Mariners Insider Blog

Watching Seattle Mariners dragged into history

I've been lucky in my career to have covered six no-hitters and, after Philip Humber's effort for the Chicago White Sox at Safeco Field today, two of those were perfect games.

The Seattle Mariners lost it, 4-0, and by the ninth inning a crowd of 22,472  was standing, cheering every Humber pitch. They knew the rarity of what they were seeing - there had been only 20 perfect games ever thrown in the majors.

This afternoon, they got to see one.

The first perfect game I saw was on the final day of the 1984 season, with California Angels right-hander Mike Witt beating the Texas Rangers, 1-0. The Rangers came no closer to a hit that day than the Mariners did on this one.

Like Humber, Mike Witt wasn't overpowering. He was a strike thrower with good command and, on that day in '84, everything he threw was not only a strike, but a strike where he wanted it.

Like all of us at Safeco Field, catcher John Jaso spent the first eight innings watching. In the ninth, he pinch-hit for Miguel Olivo.

“If you respect the game, you try to break it up,” Jaso said. “But when it’s over, you tip your cap to him. That’s the way baseball should be played.”

From the first inning on, the Mariners knew they had a problem.

“He kept throwing strikes,” Chone Figgins said. “He got ahead in the count and stayed ahead, and we never got him in many hitting counts. It was hard to watch, hard to be part of.”

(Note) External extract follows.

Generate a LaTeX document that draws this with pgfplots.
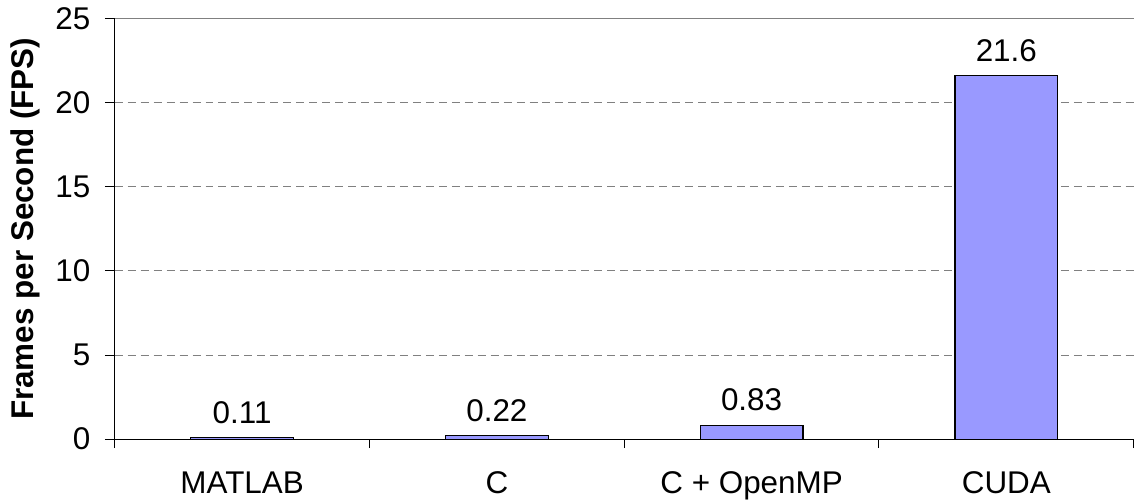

In the ninth inning, Humber faced Michael Saunders, Jaso and Brendan Ryan. He fell behind Saunders, 3-0, then came back to strike him out on a 3-2 slider.

“I knew what was on the line, and if I had to do it again I’d do the same thing,” Saunders said. “I wasn’t trying to walk my way on base, I wanted to hit.”

Jaso flied out, and Ryan worked the count to 3-2.

On his last pitch, Humber threw what would have been ball four, low and away. Ryan started to swing, tried to check it and thought he had.

Plate umpire Brian Runge thought he swung and rang him up for the 27th out of a perfect day for Humber.

 “By the end, even our fans wanted to see him get it,” Ryan said. “They’re great baseball fans, they wanted to see history. Hats off to Humber, he did it.”

It was, like each of the six no-hitters I've covered, a special, unexpected few hours of mastery. In the two perfect games I've covered, they were the highlight of each pitchers career - and beautiful to watch.